Speaker: Jagdish C. Joshi (School of Astronomy and Space Science, Nanjing University, China)

Date/Time: 22 Jan 2021 (Friday) 2:30 pm IST

Abstract:

Cosmic rays are energetic charged particles and these particles are injected into the interstellar medium (ISM) by plausible sources such as supernova remnants. After acceleration in these sources they also undergo reacceleration, spallation and radiative processes during their transport in our Galaxy. The secondary nuclei produced via spallation (Li, Be, B etc) are tracers for the cosmic ray transport in our Galaxy. Using the observed ratio of these secondary nuclei with the primary cosmic rays we constrain the model parameters for cosmic ray transport in our Galaxy. This model is very useful to interpret the observed cosmic ray flux on Earth as well as fluxes of cosmic ray positrons and antiprotons. The recent results by the DAMPE satellite have measured some features in the cosmic ray proton spectrum in TeV energy range which indicates more than one population of cosmic ray sources resides in our Galaxy.

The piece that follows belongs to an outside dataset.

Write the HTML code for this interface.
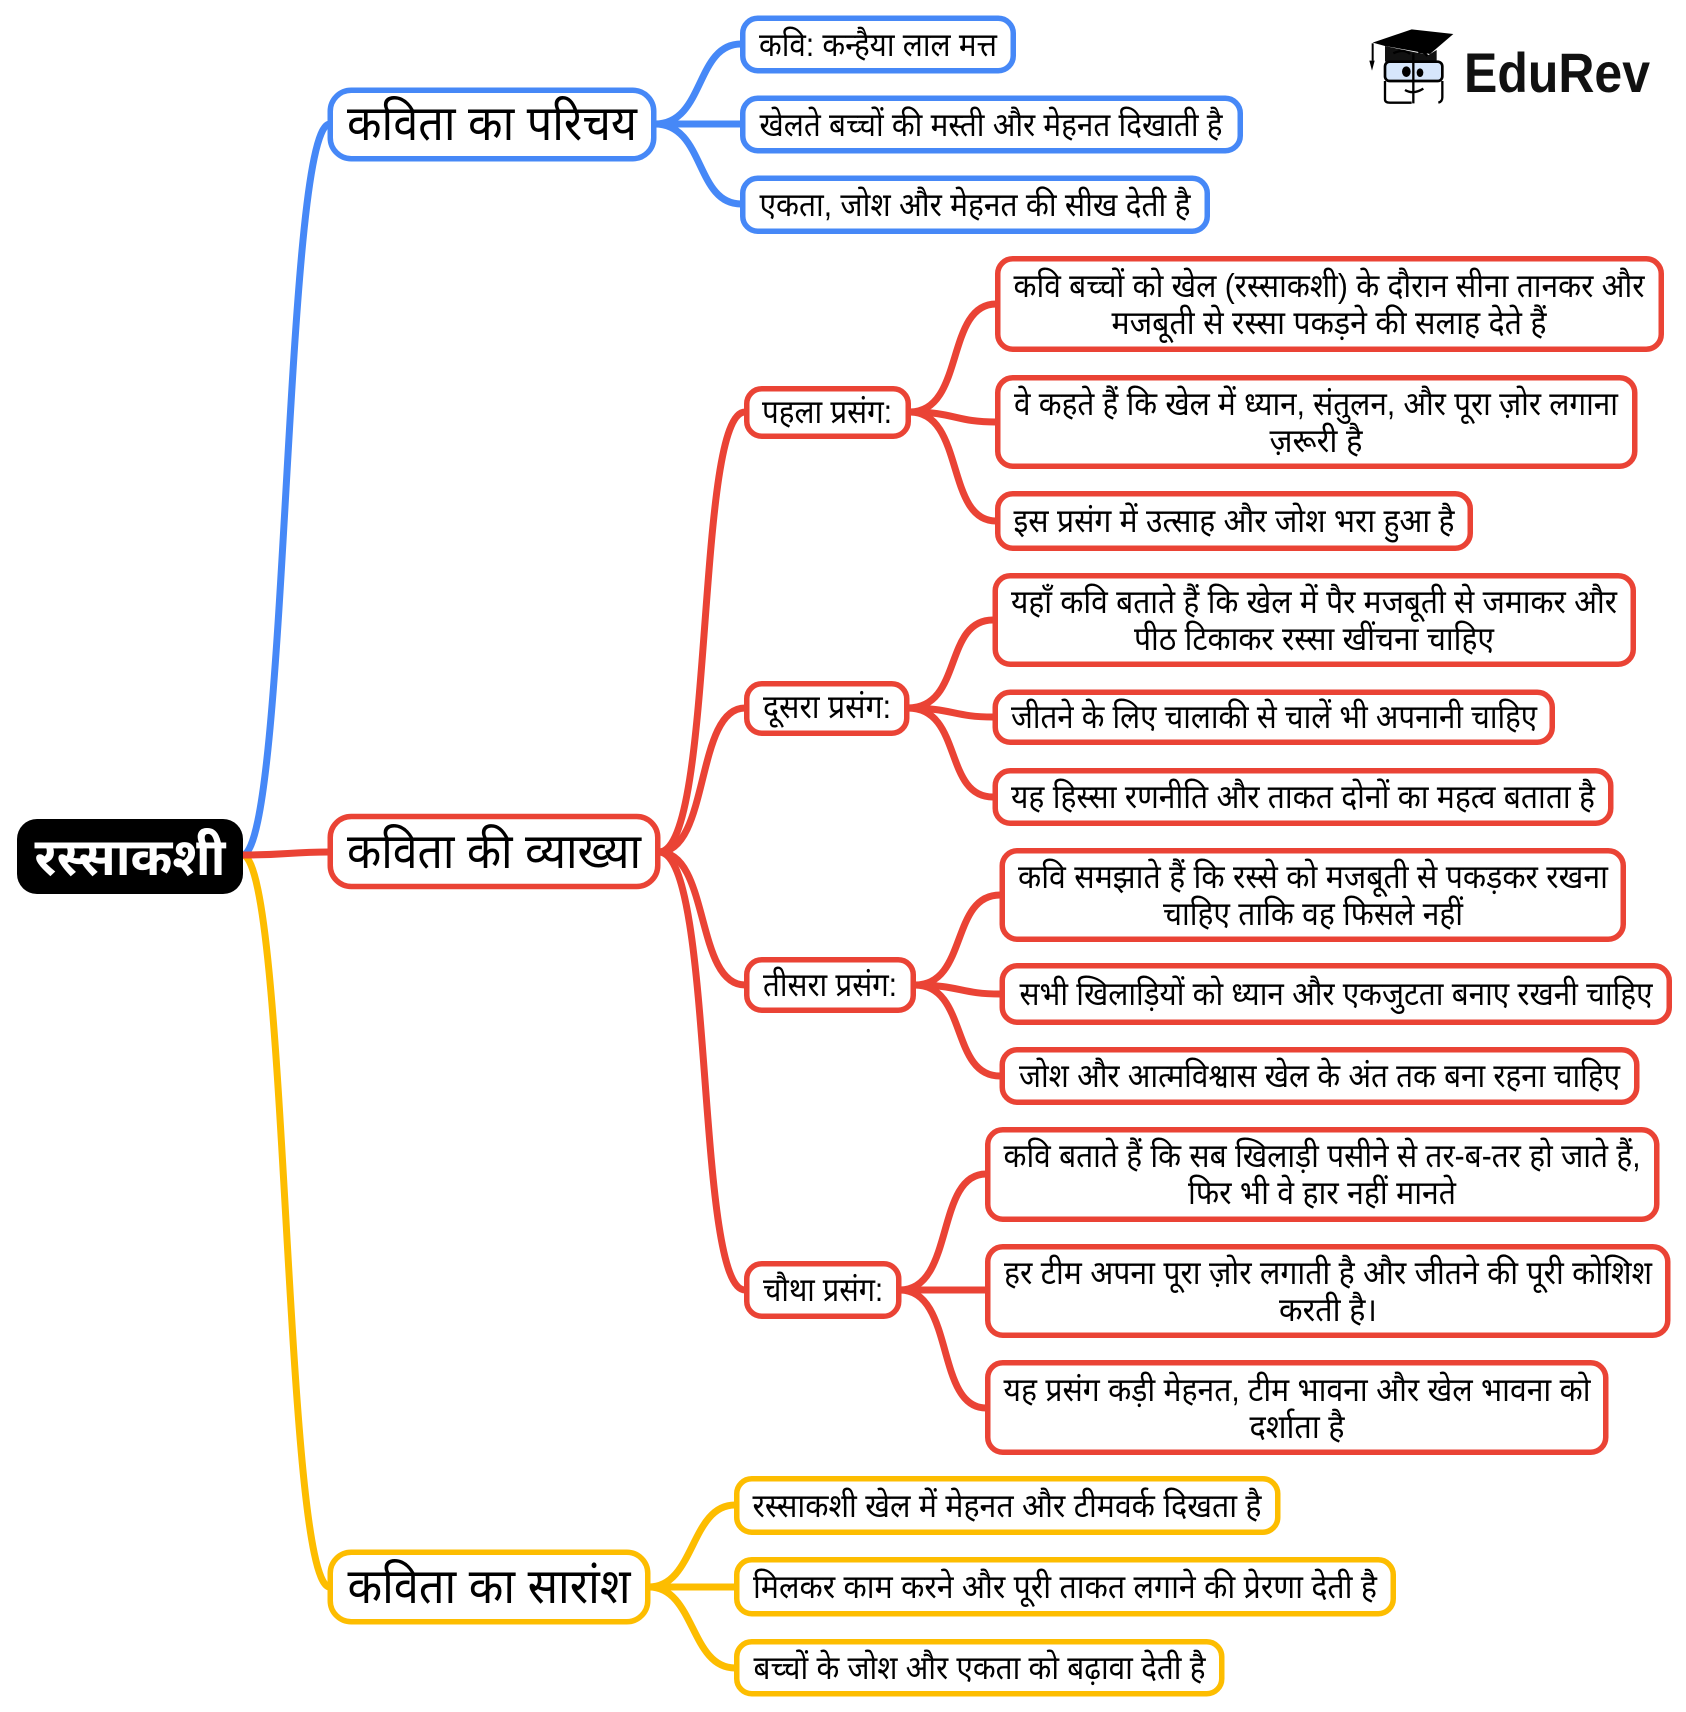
<!DOCTYPE html>
<html><head><meta charset="utf-8"><style>
html,body{margin:0;padding:0;background:#fff}
svg{display:block}
text{font-family:"Liberation Sans","Noto Sans Devanagari","Lohit Devanagari","FreeSans",sans-serif;fill:#000;text-anchor:middle}
.l{font-size:33px}.m{font-size:49px}
.n{fill:#fff;stroke-width:5.5}
.c{fill:none;stroke-width:7;stroke-linecap:round}
.b{stroke:#4688f7}.r{stroke:#ea4335}.y{stroke:#fdbd00}
</style></head><body>
<svg width="1686" height="1712" viewBox="0 0 1686 1712" xmlns="http://www.w3.org/2000/svg">
<rect width="1686" height="1712" fill="#fff"/>
<g class="c b">
<path d="M243 855C288 845 284 134 329 124"/>
<path d="M655 124C705 124 695 44 741 44"/>
<path d="M655 124H741"/>
<path d="M655 124C705 124 695 204 741 204"/>
</g>
<g class="c y">
<path d="M243 855C288 865 284 1577 329 1587"/>
<path d="M649 1587C695 1587 690 1505 735 1505"/>
<path d="M649 1587H735"/>
<path d="M649 1587C695 1587 690 1668 735 1668"/>
</g>
<g class="c r">
<path d="M243 855C285 855 290 852 329 852"/>
<path d="M659 852C715 852 695 412 745 412"/>
<path d="M659 852C710 852 695 708 745 708"/>
<path d="M659 852C710 852 695 985 745 985"/>
<path d="M659 852C715 852 695 1290 745 1290"/>
<path d="M910 412C965 412 945 304 996 304"/>
<path d="M910 412C955 412 955 422 996 422"/>
<path d="M910 412C965 412 945 521 996 521"/>
<path d="M908 708C963 708 943 620 993 620"/>
<path d="M908 708C953 708 953 717 993 717"/>
<path d="M908 708C963 708 943 797 993 797"/>
<path d="M915 985C968 985 950 895 1000 895"/>
<path d="M915 985C960 985 960 994 1000 994"/>
<path d="M915 985C968 985 950 1076 1000 1076"/>
<path d="M900 1290C955 1290 935 1174 986 1174"/>
<path d="M900 1290H986"/>
<path d="M900 1290C955 1290 935 1408 986 1408"/>
</g>

<rect x="17" y="819" width="226" height="75" rx="20" fill="#000"/>
<text x="130" y="875" font-size="52" font-weight="700" style="fill:#fff" textLength="191" lengthAdjust="spacingAndGlyphs">रस्साकशी</text>

<rect class="n b" x="330.250" y="90.250" width="323.500" height="68.500" rx="21"/>
<text class="m" x="492" y="140" textLength="290" lengthAdjust="spacingAndGlyphs">कविता का परिचय</text>
<rect class="n r" x="330.250" y="816.500" width="327.500" height="70" rx="21"/>
<text class="m" x="494" y="868" textLength="294" lengthAdjust="spacingAndGlyphs">कविता की व्याख्या</text>
<rect class="n y" x="330.250" y="1552.250" width="317.500" height="69.500" rx="21"/>
<text class="m" x="489" y="1603" textLength="283" lengthAdjust="spacingAndGlyphs">कविता का सारांश</text>

<rect class="n b" x="742.750" y="18.250" width="270.500" height="52.500" rx="15"/>
<text class="l" x="878" y="56" textLength="238" lengthAdjust="spacingAndGlyphs">कवि: कन्हैया लाल मत्त</text>
<rect class="n b" x="742.750" y="98.250" width="497.500" height="52.500" rx="15"/>
<text class="l" x="991" y="136" textLength="463" lengthAdjust="spacingAndGlyphs">खेलते बच्चों की मस्ती और मेहनत दिखाती है</text>
<rect class="n b" x="742.750" y="178.250" width="464.500" height="53" rx="15"/>
<text class="l" x="975" y="216" textLength="431" lengthAdjust="spacingAndGlyphs">एकता, जोश और मेहनत की सीख देती है</text>

<rect class="n r" x="746.750" y="388.750" width="161.500" height="47.500" rx="15"/>
<text class="l" x="827" y="423" textLength="130" lengthAdjust="spacingAndGlyphs">पहला प्रसंग:</text>
<rect class="n r" x="746.750" y="683.750" width="160" height="49.500" rx="15"/>
<text class="l" x="827" y="718" textLength="128" lengthAdjust="spacingAndGlyphs">दूसरा प्रसंग:</text>
<rect class="n r" x="746.750" y="959.750" width="166.500" height="50.500" rx="15"/>
<text class="l" x="830" y="996" textLength="134" lengthAdjust="spacingAndGlyphs">तीसरा प्रसंग:</text>
<rect class="n r" x="746.750" y="1263.750" width="152" height="52.500" rx="15"/>
<text class="l" x="823" y="1301" textLength="120" lengthAdjust="spacingAndGlyphs">चौथा प्रसंग:</text>

<rect class="n r" x="997.750" y="258.750" width="663.500" height="90.500" rx="15"/>
<text class="l" x="1329" y="297" textLength="631" lengthAdjust="spacingAndGlyphs">कवि बच्चों को खेल (रस्साकशी) के दौरान सीना तानकर और</text>
<text class="l" x="1329" y="334" textLength="435" lengthAdjust="spacingAndGlyphs">मजबूती से रस्सा पकड़ने की सलाह देते हैं</text>
<rect class="n r" x="997.750" y="377.750" width="637" height="88.500" rx="15"/>
<text class="l" x="1316" y="415" textLength="604" lengthAdjust="spacingAndGlyphs">वे कहते हैं कि खेल में ध्यान, संतुलन, और पूरा ज़ोर लगाना</text>
<text class="l" x="1316" y="452" textLength="93" lengthAdjust="spacingAndGlyphs">ज़रूरी है</text>
<rect class="n r" x="997.750" y="493.750" width="472.500" height="54.500" rx="15"/>
<text class="l" x="1234" y="532" textLength="441" lengthAdjust="spacingAndGlyphs">इस प्रसंग में उत्साह और जोश भरा हुआ है</text>

<rect class="n r" x="995.250" y="575.750" width="638" height="88.500" rx="15"/>
<text class="l" x="1314" y="613" textLength="606" lengthAdjust="spacingAndGlyphs">यहाँ कवि बताते हैं कि खेल में पैर मजबूती से जमाकर और</text>
<text class="l" x="1314" y="650" textLength="360" lengthAdjust="spacingAndGlyphs">पीठ टिकाकर रस्सा खींचना चाहिए</text>
<rect class="n r" x="995.250" y="692.250" width="557" height="50" rx="15"/>
<text class="l" x="1274" y="728" textLength="526" lengthAdjust="spacingAndGlyphs">जीतने के लिए चालाकी से चालें भी अपनानी चाहिए</text>
<rect class="n r" x="995.250" y="770.750" width="615.500" height="52.500" rx="15"/>
<text class="l" x="1303" y="808" textLength="584" lengthAdjust="spacingAndGlyphs">यह हिस्सा रणनीति और ताकत दोनों का महत्व बताता है</text>

<rect class="n r" x="1002.250" y="850.750" width="621" height="88.500" rx="15"/>
<text class="l" x="1313" y="888" textLength="590" lengthAdjust="spacingAndGlyphs">कवि समझाते हैं कि रस्से को मजबूती से पकड़कर रखना</text>
<text class="l" x="1313" y="925" textLength="300" lengthAdjust="spacingAndGlyphs">चाहिए ताकि वह फिसले नहीं</text>
<rect class="n r" x="1002.250" y="965.750" width="667" height="56.500" rx="15"/>
<text class="l" x="1336" y="1005" textLength="633" lengthAdjust="spacingAndGlyphs">सभी खिलाड़ियों को ध्यान और एकजुटता बनाए रखनी चाहिए</text>
<rect class="n r" x="1002.250" y="1049.750" width="634.500" height="52.500" rx="15"/>
<text class="l" x="1319.500" y="1087" textLength="601" lengthAdjust="spacingAndGlyphs">जोश और आत्मविश्वास खेल के अंत तक बना रहना चाहिए</text>

<rect class="n r" x="987.750" y="1129.750" width="669" height="89.500" rx="15"/>
<text class="l" x="1322" y="1167" textLength="637" lengthAdjust="spacingAndGlyphs">कवि बताते हैं कि सब खिलाड़ी पसीने से तर-ब-तर हो जाते हैं,</text>
<text class="l" x="1322" y="1204" textLength="268" lengthAdjust="spacingAndGlyphs">फिर भी वे हार नहीं मानते</text>
<rect class="n r" x="987.750" y="1246.750" width="680" height="88.500" rx="15"/>
<text class="l" x="1328" y="1284" textLength="648" lengthAdjust="spacingAndGlyphs">हर टीम अपना पूरा ज़ोर लगाती है और जीतने की पूरी कोशिश</text>
<text class="l" x="1328" y="1321" textLength="98" lengthAdjust="spacingAndGlyphs">करती है।</text>
<rect class="n r" x="987.750" y="1362.750" width="618" height="89.500" rx="15"/>
<text class="l" x="1297" y="1401" textLength="587" lengthAdjust="spacingAndGlyphs">यह प्रसंग कड़ी मेहनत, टीम भावना और खेल भावना को</text>
<text class="l" x="1297" y="1438" textLength="95" lengthAdjust="spacingAndGlyphs">दर्शाता है</text>

<rect class="n y" x="736.750" y="1478.750" width="541" height="53.500" rx="15"/>
<text class="l" x="1007" y="1517" textLength="509" lengthAdjust="spacingAndGlyphs">रस्साकशी खेल में मेहनत और टीमवर्क दिखता है</text>
<rect class="n y" x="736.750" y="1559.750" width="656.500" height="54" rx="15"/>
<text class="l" x="1065" y="1598" textLength="624" lengthAdjust="spacingAndGlyphs">मिलकर काम करने और पूरी ताकत लगाने की प्रेरणा देती है</text>
<rect class="n y" x="736.750" y="1641.750" width="485" height="52" rx="15"/>
<text class="l" x="979.500" y="1679" textLength="452" lengthAdjust="spacingAndGlyphs">बच्चों के जोश और एकता को बढ़ावा देती है</text>

<g transform="translate(1340 10) scale(.33333)">
<path d="M135 108V155H290V120L265 135Z" fill="#111"/>
<path d="M98 98L215 58L340 72L270 132L135 108Z" fill="#000"/>
<path d="M98 100V152" stroke="#000" stroke-width="6" fill="none"/>
<path d="M88 152H104L96 182Z" fill="#000"/>
<rect x="135" y="155" width="172" height="58" rx="14" fill="#d6e6fb" stroke="#000" stroke-width="8"/>
<path d="M135 213V268Q135 278 150 278H215M307 213V262Q307 275 295 278M220 130V280M160 130Q190 115 210 132M235 128Q250 122 262 138M195 240Q220 255 250 236" fill="none" stroke="#000" stroke-width="7"/>
<ellipse cx="199" cy="185" rx="13" ry="16" fill="#000"/><ellipse cx="240" cy="188" rx="10" ry="13" fill="#000"/>
</g>
<text x="1557" y="92" font-size="56" font-weight="700" textLength="186" lengthAdjust="spacingAndGlyphs" style="fill:#111">EduRev</text>
</svg>
</body></html>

In this talk I will describe these processes and how the current observations of cosmic rays and secondary particles by DAMPE, AMS, PAMELA, IceCube and Cherenkov gamma ray detectors are helping us to understand the origin of cosmic rays. I will also update how the scenario changes in the starburst galaxies where not only the intensity of cosmic rays is higher but also dense gas regions are available for interactions.